12:07 While this would work for most, this is not correct [when capacity is not 2's power]. It relies on size_t not overflowing. (Which is a safe bet when it's 64 bit since it would take hundreds of years, but it is NOT when it's 32 bit or less, for example when running on a 32 bit or 8 bit microcontroller, where it only takes minutes to overflow.) To demonstrate the problem create a FIFO with 10 capacity and set the cursors to 0xfffffffaUL (or push and pop that many times), then push 10 items into the FIFO (compiled to a 32 bit platform). The write index will be 0,1,2,3,4,5,0,1,2,3. Meaning even though the FIFO was initially empty and had enough space to hold 10 items, it overwrites 4 of those items... and it will try to destruct some items twice. Also I usually don't like using modulo operation for indexing. Because capacity is not a compile time constant modulo division won't be optimized which could be a problem (mostly on processors without hardware division unit) (even when capacity is 2's power). I'd rather limit the cursor to valid index range / capacity to make sure it at all times contains actual valid array index (which makes debugging easier). (of course you would need to differentiate between full and empty in another way) I have written a number of lock free FIFOs for microcontrollers over the decades, so it seemed trivial to me that this is possible (even though the implementation might not be trivial, and may include memory barriers) I also realize that it might not be obvious for "modern"/young developers.

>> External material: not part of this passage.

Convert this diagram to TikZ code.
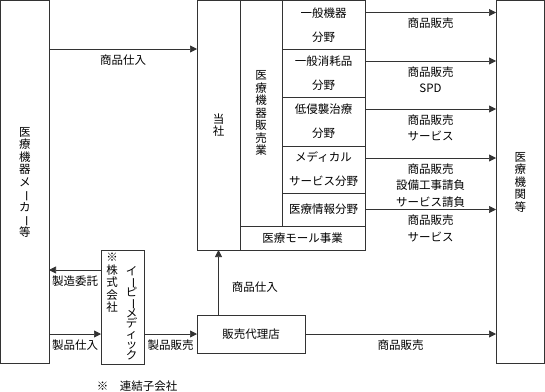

I still wondered what could be said about them to fill out a 1 hour long presentation... So I still watched it (on 2x speed) to see if he ever addresses this overflow issue, and the talk did contain some interesting pitfalls. This shows that multi-threading and modern processors are complicated, so nearly everyone should use standard libraries instead of rolling their own FIFO.

@user-mc9wh3df5v 4 ай бұрын

That's right. The presentation serves its purpose as is. It would be far too complicated to to deal with ABA issues; perhaps I should have mentioned that.